> Brief: Find every line in the records below that holds the word "chart", and copy each one.

> Dataset rows:
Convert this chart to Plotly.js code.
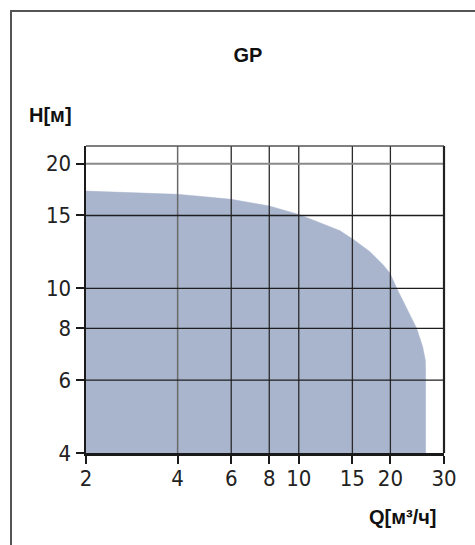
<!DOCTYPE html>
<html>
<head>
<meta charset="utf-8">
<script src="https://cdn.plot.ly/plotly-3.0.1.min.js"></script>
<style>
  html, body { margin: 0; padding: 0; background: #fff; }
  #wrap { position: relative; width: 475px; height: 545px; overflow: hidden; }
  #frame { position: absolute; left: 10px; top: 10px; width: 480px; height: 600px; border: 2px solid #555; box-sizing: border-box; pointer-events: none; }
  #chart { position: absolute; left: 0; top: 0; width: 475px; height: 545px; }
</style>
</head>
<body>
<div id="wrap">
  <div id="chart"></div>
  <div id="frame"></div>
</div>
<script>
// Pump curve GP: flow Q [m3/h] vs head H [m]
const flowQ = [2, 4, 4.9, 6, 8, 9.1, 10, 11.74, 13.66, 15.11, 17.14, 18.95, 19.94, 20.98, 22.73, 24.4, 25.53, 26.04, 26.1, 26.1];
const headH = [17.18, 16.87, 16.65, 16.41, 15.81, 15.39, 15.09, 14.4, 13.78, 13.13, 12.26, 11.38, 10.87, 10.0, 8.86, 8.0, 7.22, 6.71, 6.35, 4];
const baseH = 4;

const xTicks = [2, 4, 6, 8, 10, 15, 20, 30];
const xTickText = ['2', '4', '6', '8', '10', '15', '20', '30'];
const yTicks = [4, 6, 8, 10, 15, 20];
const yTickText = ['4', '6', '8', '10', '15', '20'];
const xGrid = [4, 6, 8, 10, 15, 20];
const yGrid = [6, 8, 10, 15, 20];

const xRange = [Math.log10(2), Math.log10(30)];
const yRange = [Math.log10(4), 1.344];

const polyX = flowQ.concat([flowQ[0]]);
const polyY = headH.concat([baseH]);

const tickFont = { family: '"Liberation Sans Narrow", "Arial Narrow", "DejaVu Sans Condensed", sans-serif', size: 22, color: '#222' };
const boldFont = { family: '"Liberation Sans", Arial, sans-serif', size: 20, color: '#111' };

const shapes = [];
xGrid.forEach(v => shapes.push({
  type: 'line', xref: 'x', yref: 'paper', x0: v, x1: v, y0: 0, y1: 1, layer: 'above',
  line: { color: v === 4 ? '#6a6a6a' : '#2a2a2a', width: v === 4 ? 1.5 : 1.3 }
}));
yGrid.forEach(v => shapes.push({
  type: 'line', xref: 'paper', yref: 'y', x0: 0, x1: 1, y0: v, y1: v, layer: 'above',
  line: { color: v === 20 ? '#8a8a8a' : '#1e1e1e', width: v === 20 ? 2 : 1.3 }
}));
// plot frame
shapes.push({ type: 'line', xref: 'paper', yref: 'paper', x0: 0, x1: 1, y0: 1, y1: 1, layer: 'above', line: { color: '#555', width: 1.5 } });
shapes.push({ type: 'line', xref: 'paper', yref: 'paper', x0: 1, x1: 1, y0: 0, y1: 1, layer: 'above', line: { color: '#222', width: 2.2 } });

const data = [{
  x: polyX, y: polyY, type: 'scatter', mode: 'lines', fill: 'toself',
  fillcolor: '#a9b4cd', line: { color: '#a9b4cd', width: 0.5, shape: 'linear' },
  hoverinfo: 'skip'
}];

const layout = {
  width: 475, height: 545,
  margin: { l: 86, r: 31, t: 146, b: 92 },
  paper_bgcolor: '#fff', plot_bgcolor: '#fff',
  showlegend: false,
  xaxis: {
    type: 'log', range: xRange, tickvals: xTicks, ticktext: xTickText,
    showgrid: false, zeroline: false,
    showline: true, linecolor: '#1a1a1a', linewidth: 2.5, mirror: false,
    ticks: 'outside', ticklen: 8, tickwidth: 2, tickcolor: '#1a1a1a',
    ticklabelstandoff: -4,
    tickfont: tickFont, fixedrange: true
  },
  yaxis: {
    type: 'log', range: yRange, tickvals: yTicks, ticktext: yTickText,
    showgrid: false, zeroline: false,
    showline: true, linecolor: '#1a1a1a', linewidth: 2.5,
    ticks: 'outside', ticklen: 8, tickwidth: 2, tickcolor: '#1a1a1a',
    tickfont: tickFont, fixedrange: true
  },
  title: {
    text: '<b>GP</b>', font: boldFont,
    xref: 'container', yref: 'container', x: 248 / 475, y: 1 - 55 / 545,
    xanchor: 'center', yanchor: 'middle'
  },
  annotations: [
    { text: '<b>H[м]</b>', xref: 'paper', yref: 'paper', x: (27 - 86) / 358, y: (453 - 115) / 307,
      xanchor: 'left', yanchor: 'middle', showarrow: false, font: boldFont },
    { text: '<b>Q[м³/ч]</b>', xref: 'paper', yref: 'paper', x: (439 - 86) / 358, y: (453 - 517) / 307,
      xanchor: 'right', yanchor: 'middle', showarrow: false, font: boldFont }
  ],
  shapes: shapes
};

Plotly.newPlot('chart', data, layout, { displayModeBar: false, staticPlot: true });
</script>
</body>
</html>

---

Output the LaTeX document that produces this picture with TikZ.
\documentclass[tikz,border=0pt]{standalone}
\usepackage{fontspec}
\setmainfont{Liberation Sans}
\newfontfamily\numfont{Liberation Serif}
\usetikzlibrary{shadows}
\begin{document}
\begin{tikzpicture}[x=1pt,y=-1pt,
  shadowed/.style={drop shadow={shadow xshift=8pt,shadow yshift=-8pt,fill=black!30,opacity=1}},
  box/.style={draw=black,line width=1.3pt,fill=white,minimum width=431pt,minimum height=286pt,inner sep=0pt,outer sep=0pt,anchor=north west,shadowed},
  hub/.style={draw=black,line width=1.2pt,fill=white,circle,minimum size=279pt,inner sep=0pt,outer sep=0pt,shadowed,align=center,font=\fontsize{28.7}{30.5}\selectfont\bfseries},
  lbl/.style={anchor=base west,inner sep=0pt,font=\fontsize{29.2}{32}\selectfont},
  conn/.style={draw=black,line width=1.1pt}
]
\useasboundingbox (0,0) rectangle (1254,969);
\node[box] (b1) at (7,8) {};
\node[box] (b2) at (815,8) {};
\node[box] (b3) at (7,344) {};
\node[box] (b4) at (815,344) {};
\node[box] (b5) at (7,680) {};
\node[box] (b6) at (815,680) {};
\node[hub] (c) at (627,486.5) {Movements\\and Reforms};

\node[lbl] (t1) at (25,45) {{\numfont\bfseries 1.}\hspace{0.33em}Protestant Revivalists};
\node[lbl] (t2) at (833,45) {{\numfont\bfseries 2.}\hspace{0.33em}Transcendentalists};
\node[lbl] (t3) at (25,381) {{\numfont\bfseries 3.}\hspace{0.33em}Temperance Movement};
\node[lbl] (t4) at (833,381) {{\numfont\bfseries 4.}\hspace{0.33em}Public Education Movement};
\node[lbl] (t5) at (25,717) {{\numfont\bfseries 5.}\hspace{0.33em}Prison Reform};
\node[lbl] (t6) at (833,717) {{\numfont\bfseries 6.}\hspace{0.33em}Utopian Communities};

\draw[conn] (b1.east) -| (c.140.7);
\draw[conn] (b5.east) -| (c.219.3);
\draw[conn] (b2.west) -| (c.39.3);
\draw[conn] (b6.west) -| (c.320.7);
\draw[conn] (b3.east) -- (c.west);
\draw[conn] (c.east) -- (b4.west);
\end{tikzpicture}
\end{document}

> Final result:
Convert this chart to Plotly.js code.
  #chart { position: absolute; left: 0; top: 0; width: 475px; height: 545px; }
  <div id="chart"></div>
Plotly.newPlot('chart', data, layout, { displayModeBar: false, staticPlot: true });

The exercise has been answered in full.